McGrath sits inside the scanner vehicle watching the screens and studying the X-ray images in real time. With over a decade of experience now under his belt, his eye knows what every load should look like; whether it’s chemicals for industry, food and drink, garden furniture, tiles or any other type of cargo that passes through the port.

As he scans the containers he is connected via two-way radio to a team of his colleagues on the ground outside. He directs them to compartments in vehicles and containers for checking if he sees something on the X-rays he feels needs further investigation. His colleagues will climb inside containers and vehicles for a closer look and there are sniffer dogs and handlers on standby to be called into action when McGrath feels they are needed.

Concealment

Cameras on probes are also at the ready to be manoeuvred inside car doors or any other crevice or chamber where cash or drugs could be squeezed. McGrath has found it all in his day: from people hiding in containers to cash hidden in false compartments in vehicle doors or false floors or hidden in tanks within fuel tanks and, at times, hold-all bags stuffed with cash or drugs with little or no effort made at concealment.
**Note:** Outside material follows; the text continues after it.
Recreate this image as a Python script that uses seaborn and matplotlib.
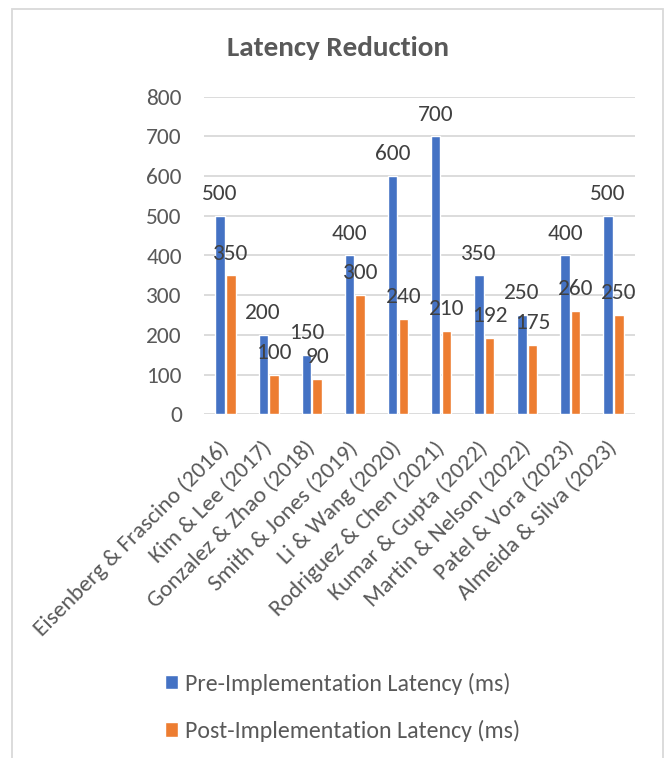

Typical drugs and other illegal items come in for sale in Ireland and the money from those sales is smuggled back out of the country to gang leaders abroad or as payment for further consignments.

Back in February some €280,000 was found hidden in a secret compartment in an unaccompanied container, something McGrath says “would have been unthinkable years ago” as such a sum would have been carried by a courier.

When he goes to work, he says, “You never know what you’re going to get” and as he works his hunger to make finds “to beat the gangs and do something good” is clear to see.

“I suppose it’s the adrenaline you get, and then wanting that more,” he smiles of landing a big find. “You’re helping to break a gang, I guess. And when you seize cash you really, really, see reactions from people; either crying, or giving out, going mad because you’ve caught them. You get satisfaction from finding anything, but there’s an awful lot of satisfaction getting cash or drugs.”